It isn't really a secret that my generation is self important to a fault. The millennials are really quite self absorbed, and narcissistic. It saddens me to say this, but more often than not I find this to be the gospel truth. A generation with no regard for history, for authority, for altruism. A generation that is dead at its core. Rotting from inside out.
It's because we have been taught by our parents, our society, and our entertainment, that mediocrity is ok.
One example of this, is how millennials refer to their job titles. For instance, as a janitor, I was told that my job was a "Custodial Service Technician." As a bank teller, I was told that I was actually a "Customer Service Representative I." As if anyone who banked there really cared.
I see this all the time on Facebook. Friends will enter, under the 'employment' section, some fancy title that really refers to a very basic, entry level, skill-less job.
Therein lies our downfall.
I've noticed, over the years, that the people who have greatness in them spend much less time worrying about tailoring a glamorous job title to fit a less than glamorous job. They call their job what it is and, instead, spend more time investing in their dreams. But, in a society where the ideal that "everyone needs to feel special" is predominant, there has been a nasty, unintended consequence. Youth remain stagnant, rather than advancing. Because, when you're already something special, why strive for anything better?
I've been raised with a mindset that, to get where I want to be, I have to get my hands dirty. I have to work hard, and at jobs that don't hand out accolades all the time. I've been taught that this world owes me nothing and that, while I'll always be loved by those closest to me, there is no guarantee my life will be remotely remarkable. It's that simple fact that drives me. It spurs me on to try greater things. Because everyone wants to be something special. Everyone wants to believe they have greatness within them.

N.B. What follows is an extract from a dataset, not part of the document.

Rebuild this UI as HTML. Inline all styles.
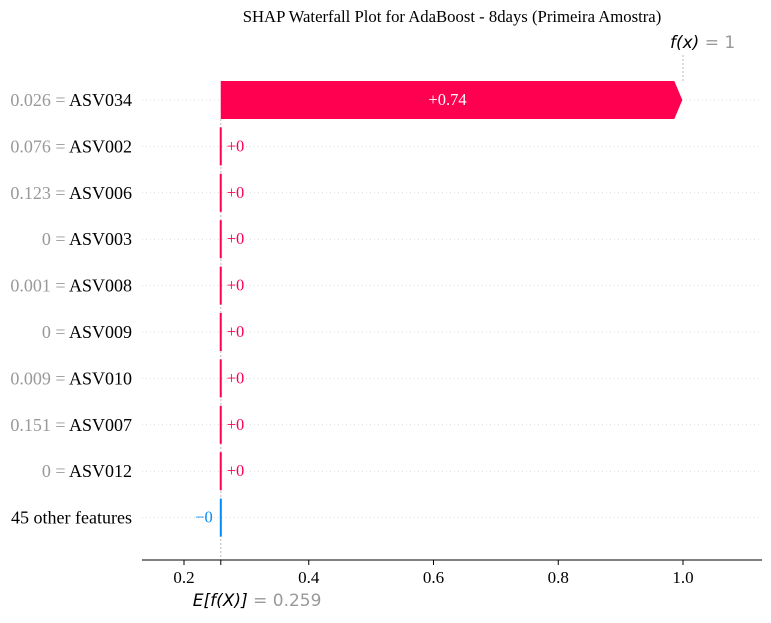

Greatness isn't an accident. It is to be striven for. It continually improves upon itself. And, most importantly, it doesn't try to create a facade of grandeur, where grandeur is absent.
You too can be great. God doesn't make mistakes. But greatness is determined by our awareness of self.
Look in the mirror. Take a good, hard look. Be honest. Do you like what you see? Have you arrived? Or is there potential to yet be released?
Then ask yourself if you're ready to act. Without action, there's no movement. Without movement there's only mediocrity.